I contributed to the construction, commissioning and exploitation of the MIRC instrument in designing key optics for its spectrograph and in developing instrument control tools and graphical user interfaces. The instrument control tools allow the remote positioning of MIRC optical components either for fine tuning of the alignment or for setting-up a new observation configuration. The graphical interfaces are used during the observations to visualise the data coming out of the detector and control the many sub-systems of the instrument. The optics and software tools I developed have been part of the instrument ever since its commissioning in September 2005 and are routinely used to carry out observations with MIRC at CHARA.

I took part to the design study for the MRO interferometer at different levels but was mostly involved in investigating the question of the atmospheric refraction, the deviation of light as it passes through the Earth atmosphere. Atmospheric dispersion correctors (ADCs) are optical devices commonly used to compensate for the atmospheric refraction. During this study, I looked into the cost-effectiveness of such devices for MROI and investigated the impact on the instrument design and the scientific objectives of not using ADCs, hence saving several hundred thousand dollars to the project.

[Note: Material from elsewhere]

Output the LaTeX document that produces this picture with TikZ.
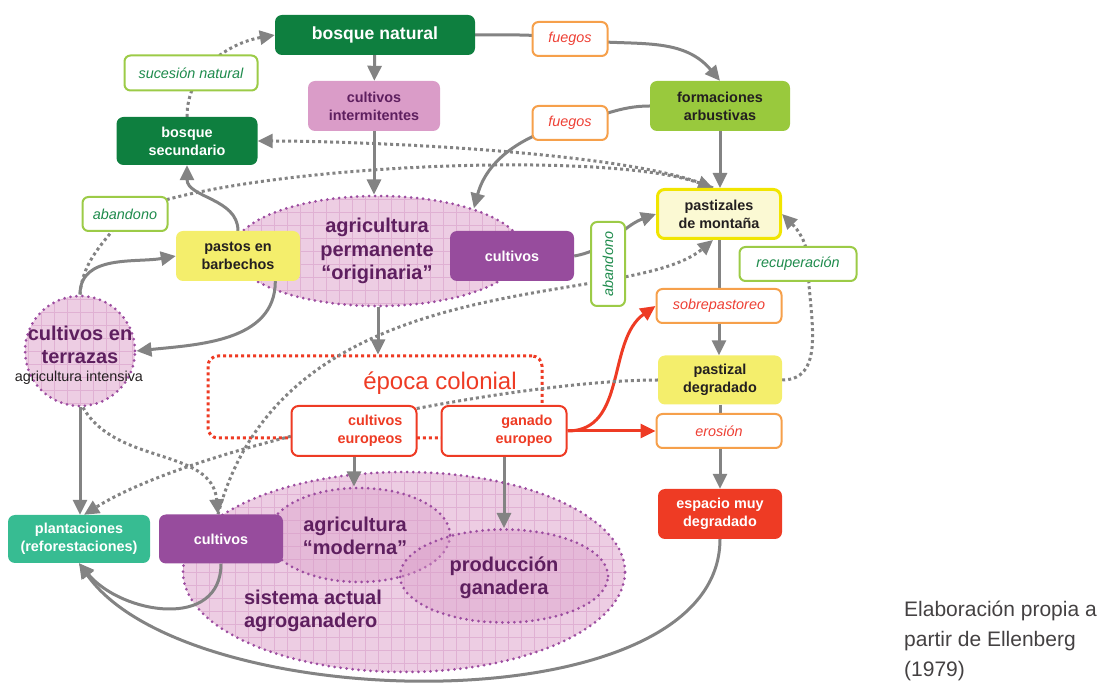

I created the pythonLibs library and Oiplot software with the objective of developing a set of general purpose routines and model-fitting routines built around the oifits data format. The oifits (IAU sponsored) data format is a standard for exchanging data from astronomical optical interferometers. The Oiplot software is a general purpose tool which allows, through its user friendly graphical interface, to visualise the data from a given set of oifits files. All the graphs produced can be customised with a click of the mouse and can be saved for later use in a presentation or a publication. Users can also fit various models to their interferometry data (visibility and closure phase) which allows them to rapidly check the geometry and dimension of the brightness distribution of the astronomical object they observed. Oiplot has been intensively tested in an astronomical project on the star CI Cam detailed below.

This research project covered all aspects on optical interferometry from the design of an instrument, its fabrication and its operation to its scientific use for observing, studying and measuring stars. I carried out an observing program of the star CI Cam using the Infrared Optical Interferometer Array (IOTA) and the Palomar Testbed Interferometer (PTI). CI Cam is a hot B[e] star surrounded by a dusty environment which is the source of the near-infrared emission that has been observed with both IOTA and PTI. I was able to measure the dimension of the hot dust emission and also find a geometrical model that accurately describe its morphology. I found that a Gaussian skewed ring with a central point source is the model that describes the brightness distribution of CI Cam at IOTA and PTI wavelengths the best. This result has been written into a scientific paper soon to be submitted to the journal MNRAS. I am also the PI of a MIRC / CHARA observing proposal that will be carried out in September 2008.